Police have responded with unprecedented repression. Scores of masked riot police outnumbering the protesters have beaten them with rubber batons. They picked some demonstrators from the crowd and viciously dragged them to vans. Troops in body armour were also seen in downtown Moscow.

229 people were arrested at last Saturday’s demonstration in Moscow and 81 at another rally in St Petersburg, reported OVD-Info, a monitoring body. Since the protests began on 27 July, police have arrested more than 1,000 people, and many of the candidates banned from standing in the 8 September election have also been detained. Opposition leader Alexei Navalny, a virulent critic of Putin, was jailed for 30 days on 25 July after calling for the unsanctioned demonstration. He’s not a candidate in this year’s local elections, but he stood in Moscow’s mayoral elections in 2013 and won 27% of the vote in a result he disputed.

It’s the biggest crackdown in years and shows no signs of petering out. Officials continue to insist the protests are a “threat” to public order, as opposed to acknowledging the protestors’ wide ranging concerns.  Moscow’s Mayor, Sergei Sobyanin, has called the demonstration a “security threat”, and promised to maintain public order. 

What are the protests about?

The elections are “not really the issue,” wrote Sergei Radchenko, a Russian historian, who protested on Saturday. It’s about the regime opening up more generally. He added that the independents who put themselves forward as candidates were “testing the limits of the regime’s flexibility” and “if the regime opened up — just a little — one could then hope for the gradual widening of the sphere of political contestation.”

Yuri Dud, a sports journalist and Russia’s most famous YouTuber with more than 5.7 million followers, posted his reasons for joining Saturday’s demonstration and calls on his followers to attend. He wrote: “Young people in Russia have been uninterested in elections, protests, injustice, political prisoners”.  

He said he’s not political but he believes in “honest earnings” and that “our inertness” has led to a continuation of “Soviet political life”, and “the fact that any political competition is destroyed”.

Washington DC based think tank, Freedom House, wrote “With loyalist security forces, a subservient judiciary, a controlled media environment, and a legislature consisting of a ruling party and pliable opposition factions, the Kremlin is able to manipulate elections and suppress genuine dissent.”

“People are sick of seeing the same repression. Nothing is changing, it’s only getting worse. The ruling elite have crossed all possible lines,” says Nikolai, a 22 year old student from Moscow. 

In recent years, Russia has introduced a series of laws punishing protestors. Since 2014, anyone caught in an unsanctioned protest more than once in a six month period risks being fined anywhere between 600,000 to 1 million rubles ($17,124 to $28,540), or sent to forced labour or prison for up to five years. 

Media freedom has also been sharply diminished. Vague laws on extremism give the authorities discretion to crack down on any speech, organisation, or independent activity. “The government controls, directly or through state-owned companies and friendly business magnates, all of the national television networks and many radio and print outlets, as well as most of the media advertising market,” wrote Freedom House. A small handful of independent outlets still operate, but most of them are headquartered abroad. 

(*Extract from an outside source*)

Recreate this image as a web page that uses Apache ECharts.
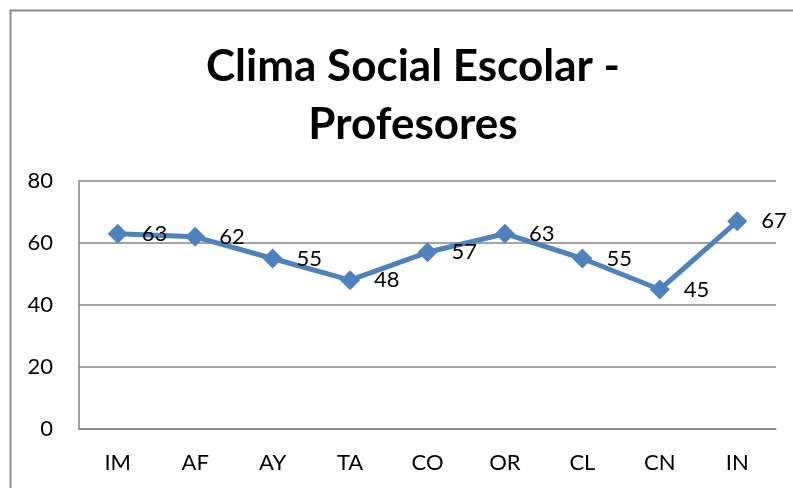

Attacks, arrests, and threats against journalists are common. In April 2018, an investigative correspondent for the independent news website Novy Den (“New Day”), Maksim Borodin, died after falling from the balcony of his fifth-floor apartment in the city of Yekaterinburg under suspicious circumstances.

The Kremlin’s response to the latest protests has been designed to dissuade people from taking part. Clearly, it’s not working. There are only so many people police can arrest before politicians have to start listening to the peaceful protestors, who they dub a “security threat”.  

Nikolai said “the fact that so many people went to the streets is great, but the government’s reactions is a tragedy.”